◆ **Goal**
Omit all images, then return the remaining material exactly as it stands.
* * * * * * * * *
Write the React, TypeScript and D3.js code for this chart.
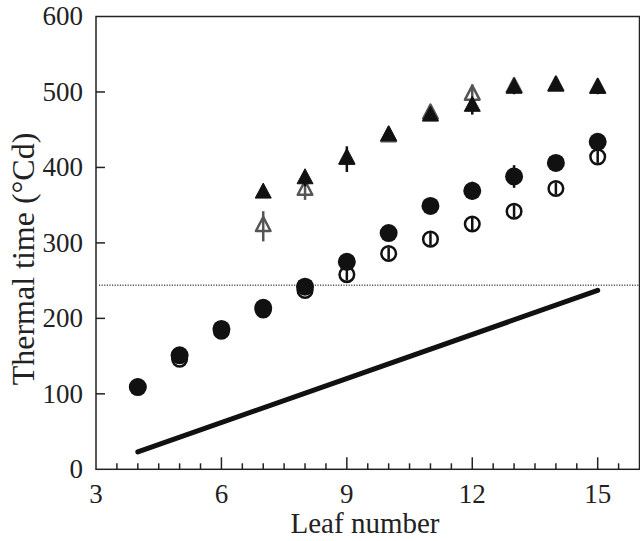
import React from "react";
import * as d3 from "d3";

const leaves = [4, 5, 6, 7, 8, 9, 10, 11, 12, 13, 14, 15];
const filledCircle = [109, 151, 186, 214, 242, 275, 313, 349, 369, 388, 406, 434];
const filledCircleErr = [4, 4, 4, 4, 4, 5, 4, 4, 12, 15, 5, 5];
const openCircle = [109, 146, 183, 211, 237, 258, 286, 305, 325, 342, 372, 414];
const openCircleErr = [6, 6, 6, 6, 6, 8, 8, 8, 8, 8, 8, 8];

const triLeaves = [7, 8, 9, 10, 11, 12, 13, 14, 15];
const blackTri = [366, 385, 411, 442, 468, 481, 505, 508, 505];
const blackTriErr = [4, 10, 17, 5, 6, 11, 8, 6, 8];
const grayTri = [322, 370, 411, 441, 471, 496, 506, 508, 505];
const grayTriErr = [20, 13, 6, 6, 6, 14, 6, 6, 6];

const lineLeaves = [4, 15];
const lineValues = [23, 237];
const thresholdValue = 244;

const xTicks = [3, 6, 9, 12, 15];
const yTicks = [0, 100, 200, 300, 400, 500, 600];

const W = 640;
const H = 541;
const FONT = "'Liberation Serif', 'Times New Roman', serif";

export default function App() {
  const x = d3.scaleLinear().domain([3, 16]).range([96, 639.5]);
  const y = d3.scaleLinear().domain([0, 600]).range([469.3, 16.5]);
  const minorTicks = d3.range(3.5, 16, 0.5).filter((v) => !xTicks.includes(v));

  const tri = (cx: number, cy: number, hw: number, h: number) =>
    `M${cx},${cy - (2 * h) / 3}L${cx + hw},${cy + h / 3}L${cx - hw},${cy + h / 3}Z`;

  const line = d3
    .line<number>()
    .x((_, i) => x(lineLeaves[i]))
    .y((d) => y(d));

  const [x0, x1] = x.range();
  const [y0, y1] = y.range();

  return (
    <svg
      width={W}
      height={H}
      style={{ position: "absolute", left: 0, top: 0, background: "#fff" }}
    >
      <rect x={0} y={0} width={W} height={H} fill="#fff" />
      {/* threshold dotted line */}
      <line
        x1={x0 + 3}
        x2={x1}
        y1={y(thresholdValue)}
        y2={y(thresholdValue)}
        stroke="#000"
        strokeWidth={1}
        strokeDasharray="1.2,1.4"
      />
      {/* thick line */}
      <path d={line(lineValues) || ""} stroke="#111" strokeWidth={5} fill="none" strokeLinecap="round" />

      {/* open circles */}
      {leaves.map((l, i) => (
        <g key={"oc" + l}>
          <circle cx={x(l)} cy={y(openCircle[i])} r={7.3} fill="#fff" stroke="#111" strokeWidth={2.5} />
          <line
            x1={x(l)}
            x2={x(l)}
            y1={y(openCircle[i] - openCircleErr[i])}
            y2={y(openCircle[i] + openCircleErr[i])}
            stroke="#111"
            strokeWidth={2.5}
          />
        </g>
      ))}
      {/* filled circles */}
      {leaves.map((l, i) => (
        <g key={"fc" + l}>
          <line
            x1={x(l)}
            x2={x(l)}
            y1={y(filledCircle[i] - filledCircleErr[i])}
            y2={y(filledCircle[i] + filledCircleErr[i])}
            stroke="#111"
            strokeWidth={2.5}
          />
          <circle cx={x(l)} cy={y(filledCircle[i])} r={9} fill="#111" />
        </g>
      ))}
      {/* gray open triangles */}
      {triLeaves.map((l, i) => (
        <g key={"gt" + l}>
          <path d={tri(x(l), y(grayTri[i]), 7.3, 14)} fill="#fff" stroke="#555" strokeWidth={2.5} strokeLinejoin="round" />
          <line
            x1={x(l)}
            x2={x(l)}
            y1={y(grayTri[i] - grayTriErr[i])}
            y2={y(grayTri[i] + grayTriErr[i])}
            stroke="#555"
            strokeWidth={2.5}
          />
        </g>
      ))}
      {/* black triangles */}
      {triLeaves.map((l, i) => (
        <g key={"bt" + l}>
          <line
            x1={x(l)}
            x2={x(l)}
            y1={y(blackTri[i] - blackTriErr[i])}
            y2={y(blackTri[i] + blackTriErr[i])}
            stroke="#111"
            strokeWidth={2.5}
          />
          <path d={tri(x(l), y(blackTri[i]), 8, 15)} fill="#111" stroke="#111" strokeWidth={1} strokeLinejoin="round" />
        </g>
      ))}

      {/* frame */}
      <rect x={x0} y={y1} width={x1 - x0} height={y0 - y1} fill="none" stroke="#222" strokeWidth={1.5} />

      {/* x ticks */}
      {xTicks.map((t) => (
        <g key={"xt" + t}>
          {t !== 3 && <line x1={x(t)} x2={x(t)} y1={y0} y2={y0 - 12} stroke="#222" strokeWidth={1.5} />}
          <text x={x(t)} y={503} textAnchor="middle" fontFamily={FONT} fontSize={27} fill="#222">
            {t}
          </text>
        </g>
      ))}
      {minorTicks.map((t) => (
        <line key={"mt" + t} x1={x(t)} x2={x(t)} y1={y0} y2={y0 - 6} stroke="#222" strokeWidth={1.5} />
      ))}
      {/* y ticks */}
      {yTicks.map((t) => (
        <g key={"yt" + t}>
          {t !== 0 && t !== 600 && <line x1={x0} x2={x0 + 9} y1={y(t)} y2={y(t)} stroke="#222" strokeWidth={1.5} />}
          <text x={83} y={y(t)} dy="0.33em" textAnchor="end" fontFamily={FONT} fontSize={27} fill="#222">
            {t}
          </text>
        </g>
      ))}
      <text x={365} y={533} textAnchor="middle" fontFamily={FONT} fontSize={29} fill="#222">
        Leaf number
      </text>
      <text
        transform={`translate(34,259) rotate(-90)`}
        textAnchor="middle"
        fontFamily={FONT}
        fontSize={32}
        fill="#222"
      >
        Thermal time (°Cd)
      </text>
    </svg>
  );
}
* * * * * * * * *
◆ **Expected answer**
Write the React, TypeScript and D3.js code for this chart.
import React from "react";
import * as d3 from "d3";

const leaves = [4, 5, 6, 7, 8, 9, 10, 11, 12, 13, 14, 15];
const filledCircle = [109, 151, 186, 214, 242, 275, 313, 349, 369, 388, 406, 434];
const filledCircleErr = [4, 4, 4, 4, 4, 5, 4, 4, 12, 15, 5, 5];
const openCircle = [109, 146, 183, 211, 237, 258, 286, 305, 325, 342, 372, 414];
const openCircleErr = [6, 6, 6, 6, 6, 8, 8, 8, 8, 8, 8, 8];

const triLeaves = [7, 8, 9, 10, 11, 12, 13, 14, 15];
const blackTri = [366, 385, 411, 442, 468, 481, 505, 508, 505];
const blackTriErr = [4, 10, 17, 5, 6, 11, 8, 6, 8];
const grayTri = [322, 370, 411, 441, 471, 496, 506, 508, 505];
const grayTriErr = [20, 13, 6, 6, 6, 14, 6, 6, 6];

const lineLeaves = [4, 15];
const lineValues = [23, 237];
const thresholdValue = 244;

const xTicks = [3, 6, 9, 12, 15];
const yTicks = [0, 100, 200, 300, 400, 500, 600];

const W = 640;
const H = 541;
const FONT = "'Liberation Serif', 'Times New Roman', serif";

export default function App() {
  const x = d3.scaleLinear().domain([3, 16]).range([96, 639.5]);
  const y = d3.scaleLinear().domain([0, 600]).range([469.3, 16.5]);
  const minorTicks = d3.range(3.5, 16, 0.5).filter((v) => !xTicks.includes(v));

  const tri = (cx: number, cy: number, hw: number, h: number) =>
    `M${cx},${cy - (2 * h) / 3}L${cx + hw},${cy + h / 3}L${cx - hw},${cy + h / 3}Z`;

  const line = d3
    .line<number>()
    .x((_, i) => x(lineLeaves[i]))
    .y((d) => y(d));

  const [x0, x1] = x.range();
  const [y0, y1] = y.range();

  return (
    <svg
      width={W}
      height={H}
      style={{ position: "absolute", left: 0, top: 0, background: "#fff" }}
    >
      <rect x={0} y={0} width={W} height={H} fill="#fff" />
      {/* threshold dotted line */}
      <line
        x1={x0 + 3}
        x2={x1}
        y1={y(thresholdValue)}
        y2={y(thresholdValue)}
        stroke="#000"
        strokeWidth={1}
        strokeDasharray="1.2,1.4"
      />
      {/* thick line */}
      <path d={line(lineValues) || ""} stroke="#111" strokeWidth={5} fill="none" strokeLinecap="round" />

      {/* open circles */}
      {leaves.map((l, i) => (
        <g key={"oc" + l}>
          <circle cx={x(l)} cy={y(openCircle[i])} r={7.3} fill="#fff" stroke="#111" strokeWidth={2.5} />
          <line
            x1={x(l)}
            x2={x(l)}
            y1={y(openCircle[i] - openCircleErr[i])}
            y2={y(openCircle[i] + openCircleErr[i])}
            stroke="#111"
            strokeWidth={2.5}
          />
        </g>
      ))}
      {/* filled circles */}
      {leaves.map((l, i) => (
        <g key={"fc" + l}>
          <line
            x1={x(l)}
            x2={x(l)}
            y1={y(filledCircle[i] - filledCircleErr[i])}
            y2={y(filledCircle[i] + filledCircleErr[i])}
            stroke="#111"
            strokeWidth={2.5}
          />
          <circle cx={x(l)} cy={y(filledCircle[i])} r={9} fill="#111" />
        </g>
      ))}
      {/* gray open triangles */}
      {triLeaves.map((l, i) => (
        <g key={"gt" + l}>
          <path d={tri(x(l), y(grayTri[i]), 7.3, 14)} fill="#fff" stroke="#555" strokeWidth={2.5} strokeLinejoin="round" />
          <line
            x1={x(l)}
            x2={x(l)}
            y1={y(grayTri[i] - grayTriErr[i])}
            y2={y(grayTri[i] + grayTriErr[i])}
            stroke="#555"
            strokeWidth={2.5}
          />
        </g>
      ))}
      {/* black triangles */}
      {triLeaves.map((l, i) => (
        <g key={"bt" + l}>
          <line
            x1={x(l)}
            x2={x(l)}
            y1={y(blackTri[i] - blackTriErr[i])}
            y2={y(blackTri[i] + blackTriErr[i])}
            stroke="#111"
            strokeWidth={2.5}
          />
          <path d={tri(x(l), y(blackTri[i]), 8, 15)} fill="#111" stroke="#111" strokeWidth={1} strokeLinejoin="round" />
        </g>
      ))}

      {/* frame */}
      <rect x={x0} y={y1} width={x1 - x0} height={y0 - y1} fill="none" stroke="#222" strokeWidth={1.5} />

      {/* x ticks */}
      {xTicks.map((t) => (
        <g key={"xt" + t}>
          {t !== 3 && <line x1={x(t)} x2={x(t)} y1={y0} y2={y0 - 12} stroke="#222" strokeWidth={1.5} />}
          <text x={x(t)} y={503} textAnchor="middle" fontFamily={FONT} fontSize={27} fill="#222">
            {t}
          </text>
        </g>
      ))}
      {minorTicks.map((t) => (
        <line key={"mt" + t} x1={x(t)} x2={x(t)} y1={y0} y2={y0 - 6} stroke="#222" strokeWidth={1.5} />
      ))}
      {/* y ticks */}
      {yTicks.map((t) => (
        <g key={"yt" + t}>
          {t !== 0 && t !== 600 && <line x1={x0} x2={x0 + 9} y1={y(t)} y2={y(t)} stroke="#222" strokeWidth={1.5} />}
          <text x={83} y={y(t)} dy="0.33em" textAnchor="end" fontFamily={FONT} fontSize={27} fill="#222">
            {t}
          </text>
        </g>
      ))}
      <text x={365} y={533} textAnchor="middle" fontFamily={FONT} fontSize={29} fill="#222">
        Leaf number
      </text>
      <text
        transform={`translate(34,259) rotate(-90)`}
        textAnchor="middle"
        fontFamily={FONT}
        fontSize={32}
        fill="#222"
      >
        Thermal time (°Cd)
      </text>
    </svg>
  );
}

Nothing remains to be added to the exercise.